**EXERCISE DESCRIPTION:**
Set down the full listing exactly as given. Any pictures are to be left out.

**SOURCE EXCERPT:**

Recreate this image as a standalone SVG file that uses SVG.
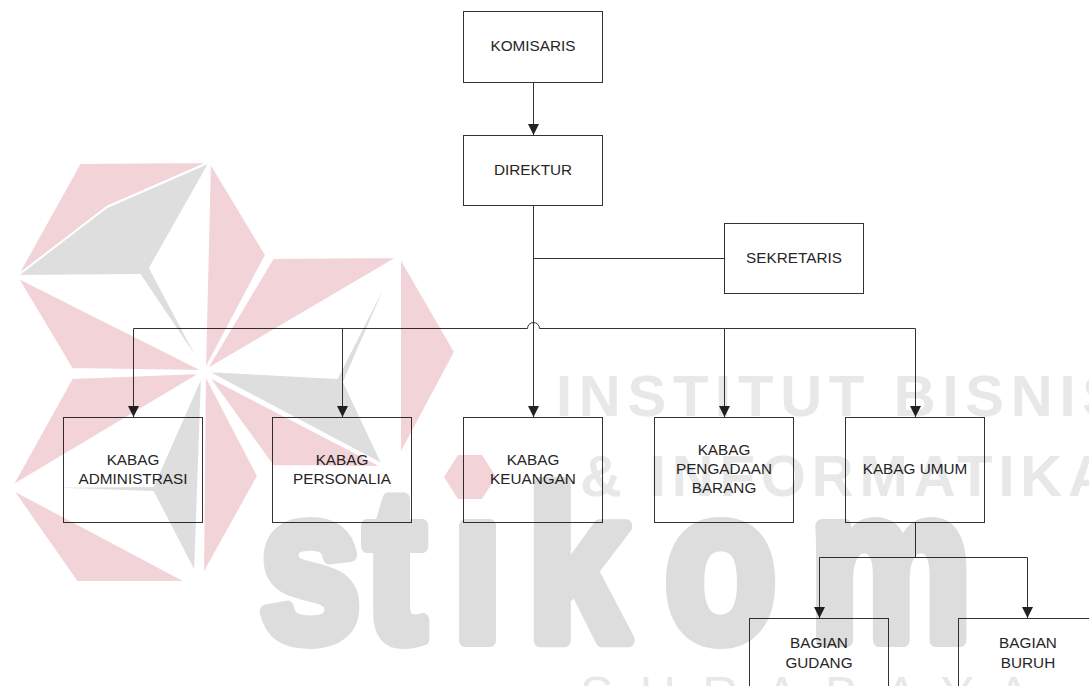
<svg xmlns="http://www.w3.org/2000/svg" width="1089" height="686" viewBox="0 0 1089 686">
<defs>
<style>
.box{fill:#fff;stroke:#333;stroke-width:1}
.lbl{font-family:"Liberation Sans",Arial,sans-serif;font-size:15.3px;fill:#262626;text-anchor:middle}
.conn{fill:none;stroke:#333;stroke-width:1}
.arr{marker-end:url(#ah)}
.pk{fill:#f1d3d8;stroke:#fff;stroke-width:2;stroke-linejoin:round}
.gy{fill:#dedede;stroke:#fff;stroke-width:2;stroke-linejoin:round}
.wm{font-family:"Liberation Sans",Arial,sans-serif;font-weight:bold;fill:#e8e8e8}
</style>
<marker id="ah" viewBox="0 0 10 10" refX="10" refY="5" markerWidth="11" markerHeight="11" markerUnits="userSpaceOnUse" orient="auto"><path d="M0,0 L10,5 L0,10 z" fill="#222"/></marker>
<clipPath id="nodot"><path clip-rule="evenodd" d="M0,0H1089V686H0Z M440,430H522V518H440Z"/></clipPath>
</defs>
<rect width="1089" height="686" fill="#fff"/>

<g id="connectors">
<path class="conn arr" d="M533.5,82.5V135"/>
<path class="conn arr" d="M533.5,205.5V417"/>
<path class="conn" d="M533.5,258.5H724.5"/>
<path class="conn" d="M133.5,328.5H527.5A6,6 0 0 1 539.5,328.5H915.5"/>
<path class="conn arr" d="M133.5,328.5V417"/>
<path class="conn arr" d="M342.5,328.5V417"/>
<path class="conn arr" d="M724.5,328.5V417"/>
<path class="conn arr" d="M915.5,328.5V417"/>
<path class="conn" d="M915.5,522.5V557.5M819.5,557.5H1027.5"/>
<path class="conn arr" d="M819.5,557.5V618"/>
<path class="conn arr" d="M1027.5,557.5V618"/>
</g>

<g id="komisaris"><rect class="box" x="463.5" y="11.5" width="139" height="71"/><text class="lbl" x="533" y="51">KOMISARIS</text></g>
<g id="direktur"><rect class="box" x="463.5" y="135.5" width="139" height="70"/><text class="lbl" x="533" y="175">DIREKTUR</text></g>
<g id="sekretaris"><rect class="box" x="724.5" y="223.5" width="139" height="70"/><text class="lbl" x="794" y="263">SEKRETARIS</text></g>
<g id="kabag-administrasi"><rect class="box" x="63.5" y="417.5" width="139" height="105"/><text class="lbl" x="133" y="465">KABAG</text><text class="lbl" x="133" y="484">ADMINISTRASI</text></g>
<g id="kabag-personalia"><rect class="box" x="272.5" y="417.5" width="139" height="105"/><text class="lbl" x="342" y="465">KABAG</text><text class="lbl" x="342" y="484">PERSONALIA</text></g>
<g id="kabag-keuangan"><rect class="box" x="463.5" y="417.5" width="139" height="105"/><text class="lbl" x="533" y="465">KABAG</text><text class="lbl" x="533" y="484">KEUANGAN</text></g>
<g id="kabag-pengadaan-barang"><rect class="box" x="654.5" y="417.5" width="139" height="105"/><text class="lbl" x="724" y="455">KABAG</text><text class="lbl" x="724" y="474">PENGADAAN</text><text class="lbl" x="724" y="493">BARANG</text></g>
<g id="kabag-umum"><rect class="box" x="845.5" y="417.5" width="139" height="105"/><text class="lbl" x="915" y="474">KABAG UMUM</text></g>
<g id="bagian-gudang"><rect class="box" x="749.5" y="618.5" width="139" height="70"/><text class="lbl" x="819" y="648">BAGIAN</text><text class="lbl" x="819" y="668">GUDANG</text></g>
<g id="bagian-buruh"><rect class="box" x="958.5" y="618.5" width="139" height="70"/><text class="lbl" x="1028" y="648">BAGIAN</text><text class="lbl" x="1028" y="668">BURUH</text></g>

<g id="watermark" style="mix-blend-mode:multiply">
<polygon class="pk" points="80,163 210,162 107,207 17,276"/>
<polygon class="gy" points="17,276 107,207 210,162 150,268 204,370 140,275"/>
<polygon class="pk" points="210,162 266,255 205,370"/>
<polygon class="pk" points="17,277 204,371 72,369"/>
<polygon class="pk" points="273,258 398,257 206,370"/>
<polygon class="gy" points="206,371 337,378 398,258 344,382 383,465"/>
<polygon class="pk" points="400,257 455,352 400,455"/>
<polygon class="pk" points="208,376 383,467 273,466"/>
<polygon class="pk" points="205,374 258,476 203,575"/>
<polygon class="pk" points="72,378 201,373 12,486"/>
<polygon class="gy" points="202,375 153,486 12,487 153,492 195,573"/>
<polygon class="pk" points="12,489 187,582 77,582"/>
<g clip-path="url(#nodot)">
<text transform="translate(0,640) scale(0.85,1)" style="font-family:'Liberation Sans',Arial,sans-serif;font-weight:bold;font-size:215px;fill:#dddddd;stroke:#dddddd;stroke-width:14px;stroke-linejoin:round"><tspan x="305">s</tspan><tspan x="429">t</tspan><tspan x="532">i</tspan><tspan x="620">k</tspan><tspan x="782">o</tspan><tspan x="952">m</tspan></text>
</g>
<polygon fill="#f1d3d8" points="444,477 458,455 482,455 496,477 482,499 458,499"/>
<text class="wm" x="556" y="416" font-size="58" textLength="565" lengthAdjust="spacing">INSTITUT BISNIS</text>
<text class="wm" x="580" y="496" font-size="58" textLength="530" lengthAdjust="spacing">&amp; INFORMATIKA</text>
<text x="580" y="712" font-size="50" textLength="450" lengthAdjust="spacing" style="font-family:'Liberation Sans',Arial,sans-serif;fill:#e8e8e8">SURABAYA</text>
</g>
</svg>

**WORKED ANSWER:**
Recreate this image as a standalone SVG file that uses SVG.
<svg xmlns="http://www.w3.org/2000/svg" width="1089" height="686" viewBox="0 0 1089 686">
<defs>
<style>
.box{fill:#fff;stroke:#333;stroke-width:1}
.lbl{font-family:"Liberation Sans",Arial,sans-serif;font-size:15.3px;fill:#262626;text-anchor:middle}
.conn{fill:none;stroke:#333;stroke-width:1}
.arr{marker-end:url(#ah)}
.pk{fill:#f1d3d8;stroke:#fff;stroke-width:2;stroke-linejoin:round}
.gy{fill:#dedede;stroke:#fff;stroke-width:2;stroke-linejoin:round}
.wm{font-family:"Liberation Sans",Arial,sans-serif;font-weight:bold;fill:#e8e8e8}
</style>
<marker id="ah" viewBox="0 0 10 10" refX="10" refY="5" markerWidth="11" markerHeight="11" markerUnits="userSpaceOnUse" orient="auto"><path d="M0,0 L10,5 L0,10 z" fill="#222"/></marker>
<clipPath id="nodot"><path clip-rule="evenodd" d="M0,0H1089V686H0Z M440,430H522V518H440Z"/></clipPath>
</defs>
<rect width="1089" height="686" fill="#fff"/>

<g id="connectors">
<path class="conn arr" d="M533.5,82.5V135"/>
<path class="conn arr" d="M533.5,205.5V417"/>
<path class="conn" d="M533.5,258.5H724.5"/>
<path class="conn" d="M133.5,328.5H527.5A6,6 0 0 1 539.5,328.5H915.5"/>
<path class="conn arr" d="M133.5,328.5V417"/>
<path class="conn arr" d="M342.5,328.5V417"/>
<path class="conn arr" d="M724.5,328.5V417"/>
<path class="conn arr" d="M915.5,328.5V417"/>
<path class="conn" d="M915.5,522.5V557.5M819.5,557.5H1027.5"/>
<path class="conn arr" d="M819.5,557.5V618"/>
<path class="conn arr" d="M1027.5,557.5V618"/>
</g>

<g id="komisaris"><rect class="box" x="463.5" y="11.5" width="139" height="71"/><text class="lbl" x="533" y="51">KOMISARIS</text></g>
<g id="direktur"><rect class="box" x="463.5" y="135.5" width="139" height="70"/><text class="lbl" x="533" y="175">DIREKTUR</text></g>
<g id="sekretaris"><rect class="box" x="724.5" y="223.5" width="139" height="70"/><text class="lbl" x="794" y="263">SEKRETARIS</text></g>
<g id="kabag-administrasi"><rect class="box" x="63.5" y="417.5" width="139" height="105"/><text class="lbl" x="133" y="465">KABAG</text><text class="lbl" x="133" y="484">ADMINISTRASI</text></g>
<g id="kabag-personalia"><rect class="box" x="272.5" y="417.5" width="139" height="105"/><text class="lbl" x="342" y="465">KABAG</text><text class="lbl" x="342" y="484">PERSONALIA</text></g>
<g id="kabag-keuangan"><rect class="box" x="463.5" y="417.5" width="139" height="105"/><text class="lbl" x="533" y="465">KABAG</text><text class="lbl" x="533" y="484">KEUANGAN</text></g>
<g id="kabag-pengadaan-barang"><rect class="box" x="654.5" y="417.5" width="139" height="105"/><text class="lbl" x="724" y="455">KABAG</text><text class="lbl" x="724" y="474">PENGADAAN</text><text class="lbl" x="724" y="493">BARANG</text></g>
<g id="kabag-umum"><rect class="box" x="845.5" y="417.5" width="139" height="105"/><text class="lbl" x="915" y="474">KABAG UMUM</text></g>
<g id="bagian-gudang"><rect class="box" x="749.5" y="618.5" width="139" height="70"/><text class="lbl" x="819" y="648">BAGIAN</text><text class="lbl" x="819" y="668">GUDANG</text></g>
<g id="bagian-buruh"><rect class="box" x="958.5" y="618.5" width="139" height="70"/><text class="lbl" x="1028" y="648">BAGIAN</text><text class="lbl" x="1028" y="668">BURUH</text></g>

<g id="watermark" style="mix-blend-mode:multiply">
<polygon class="pk" points="80,163 210,162 107,207 17,276"/>
<polygon class="gy" points="17,276 107,207 210,162 150,268 204,370 140,275"/>
<polygon class="pk" points="210,162 266,255 205,370"/>
<polygon class="pk" points="17,277 204,371 72,369"/>
<polygon class="pk" points="273,258 398,257 206,370"/>
<polygon class="gy" points="206,371 337,378 398,258 344,382 383,465"/>
<polygon class="pk" points="400,257 455,352 400,455"/>
<polygon class="pk" points="208,376 383,467 273,466"/>
<polygon class="pk" points="205,374 258,476 203,575"/>
<polygon class="pk" points="72,378 201,373 12,486"/>
<polygon class="gy" points="202,375 153,486 12,487 153,492 195,573"/>
<polygon class="pk" points="12,489 187,582 77,582"/>
<g clip-path="url(#nodot)">
<text transform="translate(0,640) scale(0.85,1)" style="font-family:'Liberation Sans',Arial,sans-serif;font-weight:bold;font-size:215px;fill:#dddddd;stroke:#dddddd;stroke-width:14px;stroke-linejoin:round"><tspan x="305">s</tspan><tspan x="429">t</tspan><tspan x="532">i</tspan><tspan x="620">k</tspan><tspan x="782">o</tspan><tspan x="952">m</tspan></text>
</g>
<polygon fill="#f1d3d8" points="444,477 458,455 482,455 496,477 482,499 458,499"/>
<text class="wm" x="556" y="416" font-size="58" textLength="565" lengthAdjust="spacing">INSTITUT BISNIS</text>
<text class="wm" x="580" y="496" font-size="58" textLength="530" lengthAdjust="spacing">&amp; INFORMATIKA</text>
<text x="580" y="712" font-size="50" textLength="450" lengthAdjust="spacing" style="font-family:'Liberation Sans',Arial,sans-serif;fill:#e8e8e8">SURABAYA</text>
</g>
</svg>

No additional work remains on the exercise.